(Short task) Write every record out again exactly, and keep images out of it.

(Dataset excerpts)
-*-*-

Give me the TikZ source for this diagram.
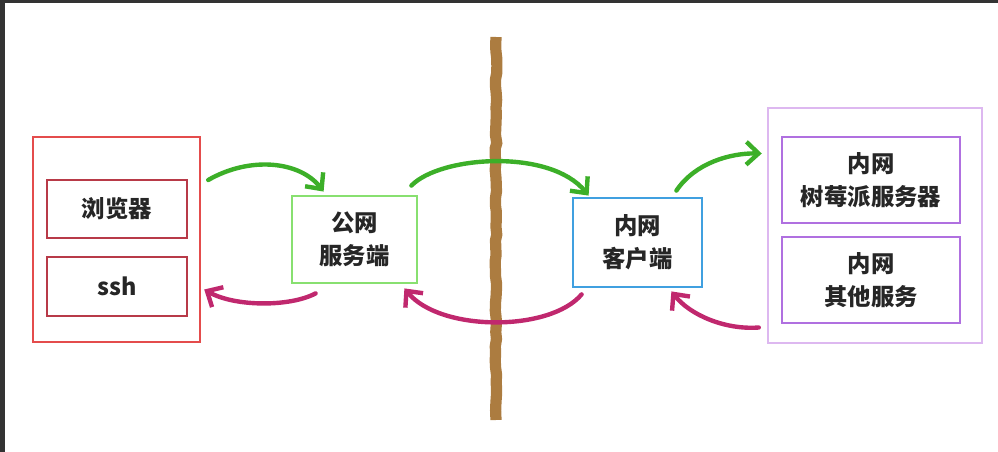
\documentclass[tikz,border=0pt]{standalone}
\usepackage{fontspec}
\newfontfamily\cjk{Noto Sans CJK SC}
\usetikzlibrary{arrows.meta,calc,decorations.pathmorphing}
\definecolor{framegray}{HTML}{333333}
\definecolor{textgray}{HTML}{262626}
\definecolor{arrowgreen}{HTML}{3CAF28}
\definecolor{arrowpink}{HTML}{C0286E}
\definecolor{boxred}{HTML}{E44C4C}
\definecolor{innerred}{HTML}{B83A48}
\definecolor{boxgreen}{HTML}{88E070}
\definecolor{boxblue}{HTML}{40A0E0}
\definecolor{outerpurple}{HTML}{DDB8F0}
\definecolor{innerpurple}{HTML}{B070E0}
\definecolor{wallbrown}{HTML}{AC7C40}

\begin{document}
\begin{tikzpicture}[x=0.02cm, y=-0.02cm]
        % ================= 样式 =================
        \tikzset{
            % 方框:只画边框,文字居中
            box/.style={draw, line width=1.6pt, inner sep=0pt, align=center, text=textgray,
                font=\cjk\bfseries\fontsize{13.3}{19}\selectfont},
            outerbox/.style={draw, line width=1.4pt, inner sep=0pt},
            % 手绘风格的弯箭头
            go/.style={arrowgreen, line width=2.5pt, line cap=round,
                -{Straight Barb[length=7pt, width=13pt, line width=2.5pt]}},
            back/.style={arrowpink, line width=2.5pt, line cap=round,
                -{Straight Barb[length=7pt, width=13pt, line width=2.5pt]}}
        }

        \useasboundingbox (0,0) rectangle (998,452);
        % 截图的深色边
        \fill[framegray] (0,0) rectangle (998,3);
        \fill[framegray] (0,0) rectangle (5,452);

        % ================= 左:访问端 =================
        \node[outerbox, draw=boxred, minimum width=167*0.02cm, minimum height=205*0.02cm] (lbox) at (116.5,239.5) {};
        \node[box, draw=innerred, line width=1.1pt, minimum width=140*0.02cm, minimum height=58*0.02cm] (browser) at (117,209) {浏览器};
        \node[box, draw=innerred, line width=1.1pt, minimum width=140*0.02cm, minimum height=59*0.02cm] (ssh) at (117,286.5) {ssh};

        % ================= 中间:服务端 / 客户端 =================
        \node[box, draw=boxgreen, minimum width=125*0.02cm, minimum height=87*0.02cm] (pub) at (354.5,239.5) {公网\\服务端};
        \node[box, draw=boxblue, minimum width=129*0.02cm, minimum height=89*0.02cm] (cli) at (637.5,242.5) {内网\\客户端};

        % 防火墙 (粗糙的竖墙)
        \coordinate (wallT) at (496,37);
        \coordinate (wallB) at (496,420);
        \draw[wallbrown, line width=6.4pt, decorate,
              decoration={random steps, segment length=4pt, amplitude=0.5pt}] (wallT) -- (wallB);

        % ================= 右:内网服务 =================
        \node[outerbox, draw=outerpurple, minimum width=214*0.02cm, minimum height=235*0.02cm] (rbox) at (875,225.5) {};
        \node[box, draw=innerpurple, minimum width=178*0.02cm, minimum height=86*0.02cm] (rpi) at (871,180) {内网\\树莓派服务器};
        \node[box, draw=innerpurple, minimum width=178*0.02cm, minimum height=86*0.02cm] (other) at (871,280) {内网\\其他服务};

        % ================= 箭头 =================
        \draw[go] ($(lbox.east)+(7,-59.5)$) .. controls (250,156) and (300,161) .. ($(pub.north west)+(33,-3)$);
        \draw[go] ($(pub.north east)+(-7,-9)$) .. controls (440,156) and (550,148) .. ($(cli.north west)+(17,-1)$);
        \draw[go] ($(cli.north east)+(-27,-6)$) .. controls (695,163) and (730,153) .. ($(rbox.west)+(-5,-72)$);

        \draw[back] ($(rbox.west)+(-8,102)$) .. controls (725,330) and (690,315) .. ($(cli.south east)+(-32,3)$);
        \draw[back] ($(cli.south west)+(10,6)$) .. controls (550,332) and (440,332) .. ($(pub.south east)+(-14,4)$);
        \draw[back] ($(pub.south west)+(25,9)$) .. controls (290,307) and (235,307) .. ($(lbox.east)+(3,50)$);

    \end{tikzpicture}
\end{document}
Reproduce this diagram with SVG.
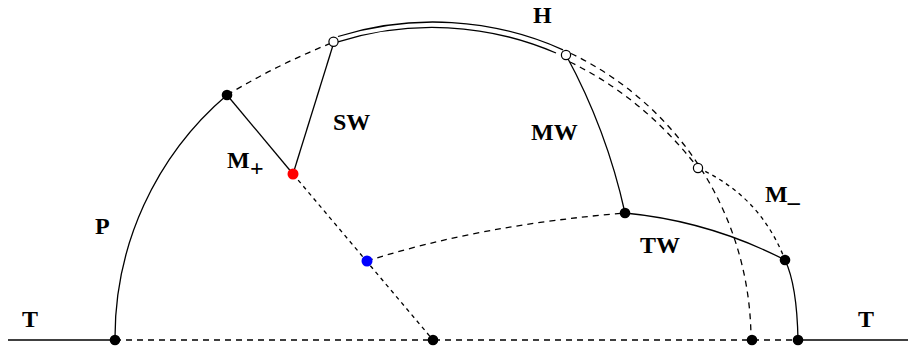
<svg xmlns="http://www.w3.org/2000/svg" width="908" height="349" viewBox="0 0 908 349">
<style>
.s{fill:none;stroke:#000;stroke-width:1.3}
.d{fill:none;stroke:#000;stroke-width:1.3;stroke-dasharray:6 5}
.ds{fill:none;stroke:#000;stroke-width:1.3;stroke-dasharray:4 4}
.dot{fill:#000}
.open{fill:#fff;stroke:#000;stroke-width:1.2}
.lbl{font-family:"Liberation Serif",serif;font-weight:bold;font-size:24px;fill:#000}
</style>
<g id="connectors">
  <line class="s" x1="8" y1="340" x2="115" y2="340"/>
  <line class="d" x1="115" y1="340" x2="798" y2="340"/>
  <line class="s" x1="798" y1="340" x2="908" y2="340"/>
  <path class="s" d="M115,340 A319,319 0 0 1 227,95"/>
  <path class="d" d="M227,95 Q279.5,63.5 334,42"/>
  <path class="s" d="M338,36.5 A318,318 0 0 1 563,49.8"/>
  <path class="s" d="M338,41.8 A313,313 0 0 1 556,53"/>
  <path class="d" d="M571,53.5 A318,318 0 0 1 751,340"/>
  <path class="d" d="M570,62 Q643.8,97.9 698,168"/>
  <path class="ds" d="M698,168 Q760.5,196 785,260"/>
  <line class="s" x1="227" y1="95" x2="293" y2="174"/>
  <line class="s" x1="334" y1="42" x2="293" y2="174"/>
  <line class="ds" x1="293" y1="174" x2="433" y2="340"/>
  <path class="d" d="M367,261 Q480,225 625,213"/>
  <path class="s" d="M566,55 Q606.7,129.8 625,213"/>
  <path class="s" d="M625,213 Q709.6,221.1 785,260"/>
  <path class="s" d="M785,260 Q797,285 798,340"/>
</g>
<g id="n-t1"><circle class="dot" cx="115" cy="340" r="5.3"/></g>
<g id="n-center"><circle class="dot" cx="433" cy="340" r="5.3"/></g>
<g id="n-b752"><circle class="dot" cx="752" cy="340" r="5.3"/></g>
<g id="n-b798"><circle class="dot" cx="798" cy="340" r="5.3"/></g>
<g id="n-ptop"><circle class="dot" cx="227" cy="95" r="5.3"/></g>
<g id="n-mw"><circle class="dot" cx="625" cy="213" r="5.3"/></g>
<g id="n-mminus"><circle class="dot" cx="785" cy="260" r="5.3"/></g>
<g id="n-red"><circle cx="293" cy="174" r="5.5" fill="#ff0000"/></g>
<g id="n-blue"><circle cx="367" cy="261" r="5.5" fill="#0000ff"/></g>
<g id="n-sw"><circle class="open" cx="333.5" cy="41.7" r="4.6"/></g>
<g id="n-hr"><circle class="open" cx="566" cy="55" r="4.6"/></g>
<g id="n-o"><circle class="open" cx="698" cy="168" r="4.6"/></g>
<g id="labels">
  <text class="lbl" x="533" y="23">H</text>
  <text class="lbl" x="333" y="130">SW</text>
  <text class="lbl" x="531" y="140">MW</text>
  <text class="lbl" x="227" y="168">M</text>
  <text class="lbl" x="250" y="176" font-size="21" font-weight="normal">+</text>
  <text class="lbl" x="95" y="234">P</text>
  <text class="lbl" x="640" y="253">TW</text>
  <text class="lbl" x="765" y="202">M_</text>
  <text class="lbl" x="22" y="327">T</text>
  <text class="lbl" x="858" y="327">T</text>
</g>
</svg>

-*-*-

(Exercise answer)
Give me the TikZ source for this diagram.
\documentclass[tikz,border=0pt]{standalone}
\usepackage{fontspec}
\newfontfamily\cjk{Noto Sans CJK SC}
\usetikzlibrary{arrows.meta,calc,decorations.pathmorphing}
\definecolor{framegray}{HTML}{333333}
\definecolor{textgray}{HTML}{262626}
\definecolor{arrowgreen}{HTML}{3CAF28}
\definecolor{arrowpink}{HTML}{C0286E}
\definecolor{boxred}{HTML}{E44C4C}
\definecolor{innerred}{HTML}{B83A48}
\definecolor{boxgreen}{HTML}{88E070}
\definecolor{boxblue}{HTML}{40A0E0}
\definecolor{outerpurple}{HTML}{DDB8F0}
\definecolor{innerpurple}{HTML}{B070E0}
\definecolor{wallbrown}{HTML}{AC7C40}

\begin{document}
\begin{tikzpicture}[x=0.02cm, y=-0.02cm]
        % ================= 样式 =================
        \tikzset{
            % 方框:只画边框,文字居中
            box/.style={draw, line width=1.6pt, inner sep=0pt, align=center, text=textgray,
                font=\cjk\bfseries\fontsize{13.3}{19}\selectfont},
            outerbox/.style={draw, line width=1.4pt, inner sep=0pt},
            % 手绘风格的弯箭头
            go/.style={arrowgreen, line width=2.5pt, line cap=round,
                -{Straight Barb[length=7pt, width=13pt, line width=2.5pt]}},
            back/.style={arrowpink, line width=2.5pt, line cap=round,
                -{Straight Barb[length=7pt, width=13pt, line width=2.5pt]}}
        }

        \useasboundingbox (0,0) rectangle (998,452);
        % 截图的深色边
        \fill[framegray] (0,0) rectangle (998,3);
        \fill[framegray] (0,0) rectangle (5,452);

        % ================= 左:访问端 =================
        \node[outerbox, draw=boxred, minimum width=167*0.02cm, minimum height=205*0.02cm] (lbox) at (116.5,239.5) {};
        \node[box, draw=innerred, line width=1.1pt, minimum width=140*0.02cm, minimum height=58*0.02cm] (browser) at (117,209) {浏览器};
        \node[box, draw=innerred, line width=1.1pt, minimum width=140*0.02cm, minimum height=59*0.02cm] (ssh) at (117,286.5) {ssh};

        % ================= 中间:服务端 / 客户端 =================
        \node[box, draw=boxgreen, minimum width=125*0.02cm, minimum height=87*0.02cm] (pub) at (354.5,239.5) {公网\\服务端};
        \node[box, draw=boxblue, minimum width=129*0.02cm, minimum height=89*0.02cm] (cli) at (637.5,242.5) {内网\\客户端};

        % 防火墙 (粗糙的竖墙)
        \coordinate (wallT) at (496,37);
        \coordinate (wallB) at (496,420);
        \draw[wallbrown, line width=6.4pt, decorate,
              decoration={random steps, segment length=4pt, amplitude=0.5pt}] (wallT) -- (wallB);

        % ================= 右:内网服务 =================
        \node[outerbox, draw=outerpurple, minimum width=214*0.02cm, minimum height=235*0.02cm] (rbox) at (875,225.5) {};
        \node[box, draw=innerpurple, minimum width=178*0.02cm, minimum height=86*0.02cm] (rpi) at (871,180) {内网\\树莓派服务器};
        \node[box, draw=innerpurple, minimum width=178*0.02cm, minimum height=86*0.02cm] (other) at (871,280) {内网\\其他服务};

        % ================= 箭头 =================
        \draw[go] ($(lbox.east)+(7,-59.5)$) .. controls (250,156) and (300,161) .. ($(pub.north west)+(33,-3)$);
        \draw[go] ($(pub.north east)+(-7,-9)$) .. controls (440,156) and (550,148) .. ($(cli.north west)+(17,-1)$);
        \draw[go] ($(cli.north east)+(-27,-6)$) .. controls (695,163) and (730,153) .. ($(rbox.west)+(-5,-72)$);

        \draw[back] ($(rbox.west)+(-8,102)$) .. controls (725,330) and (690,315) .. ($(cli.south east)+(-32,3)$);
        \draw[back] ($(cli.south west)+(10,6)$) .. controls (550,332) and (440,332) .. ($(pub.south east)+(-14,4)$);
        \draw[back] ($(pub.south west)+(25,9)$) .. controls (290,307) and (235,307) .. ($(lbox.east)+(3,50)$);

    \end{tikzpicture}
\end{document}
Reproduce this diagram with SVG.
<svg xmlns="http://www.w3.org/2000/svg" width="908" height="349" viewBox="0 0 908 349">
<style>
.s{fill:none;stroke:#000;stroke-width:1.3}
.d{fill:none;stroke:#000;stroke-width:1.3;stroke-dasharray:6 5}
.ds{fill:none;stroke:#000;stroke-width:1.3;stroke-dasharray:4 4}
.dot{fill:#000}
.open{fill:#fff;stroke:#000;stroke-width:1.2}
.lbl{font-family:"Liberation Serif",serif;font-weight:bold;font-size:24px;fill:#000}
</style>
<g id="connectors">
  <line class="s" x1="8" y1="340" x2="115" y2="340"/>
  <line class="d" x1="115" y1="340" x2="798" y2="340"/>
  <line class="s" x1="798" y1="340" x2="908" y2="340"/>
  <path class="s" d="M115,340 A319,319 0 0 1 227,95"/>
  <path class="d" d="M227,95 Q279.5,63.5 334,42"/>
  <path class="s" d="M338,36.5 A318,318 0 0 1 563,49.8"/>
  <path class="s" d="M338,41.8 A313,313 0 0 1 556,53"/>
  <path class="d" d="M571,53.5 A318,318 0 0 1 751,340"/>
  <path class="d" d="M570,62 Q643.8,97.9 698,168"/>
  <path class="ds" d="M698,168 Q760.5,196 785,260"/>
  <line class="s" x1="227" y1="95" x2="293" y2="174"/>
  <line class="s" x1="334" y1="42" x2="293" y2="174"/>
  <line class="ds" x1="293" y1="174" x2="433" y2="340"/>
  <path class="d" d="M367,261 Q480,225 625,213"/>
  <path class="s" d="M566,55 Q606.7,129.8 625,213"/>
  <path class="s" d="M625,213 Q709.6,221.1 785,260"/>
  <path class="s" d="M785,260 Q797,285 798,340"/>
</g>
<g id="n-t1"><circle class="dot" cx="115" cy="340" r="5.3"/></g>
<g id="n-center"><circle class="dot" cx="433" cy="340" r="5.3"/></g>
<g id="n-b752"><circle class="dot" cx="752" cy="340" r="5.3"/></g>
<g id="n-b798"><circle class="dot" cx="798" cy="340" r="5.3"/></g>
<g id="n-ptop"><circle class="dot" cx="227" cy="95" r="5.3"/></g>
<g id="n-mw"><circle class="dot" cx="625" cy="213" r="5.3"/></g>
<g id="n-mminus"><circle class="dot" cx="785" cy="260" r="5.3"/></g>
<g id="n-red"><circle cx="293" cy="174" r="5.5" fill="#ff0000"/></g>
<g id="n-blue"><circle cx="367" cy="261" r="5.5" fill="#0000ff"/></g>
<g id="n-sw"><circle class="open" cx="333.5" cy="41.7" r="4.6"/></g>
<g id="n-hr"><circle class="open" cx="566" cy="55" r="4.6"/></g>
<g id="n-o"><circle class="open" cx="698" cy="168" r="4.6"/></g>
<g id="labels">
  <text class="lbl" x="533" y="23">H</text>
  <text class="lbl" x="333" y="130">SW</text>
  <text class="lbl" x="531" y="140">MW</text>
  <text class="lbl" x="227" y="168">M</text>
  <text class="lbl" x="250" y="176" font-size="21" font-weight="normal">+</text>
  <text class="lbl" x="95" y="234">P</text>
  <text class="lbl" x="640" y="253">TW</text>
  <text class="lbl" x="765" y="202">M_</text>
  <text class="lbl" x="22" y="327">T</text>
  <text class="lbl" x="858" y="327">T</text>
</g>
</svg>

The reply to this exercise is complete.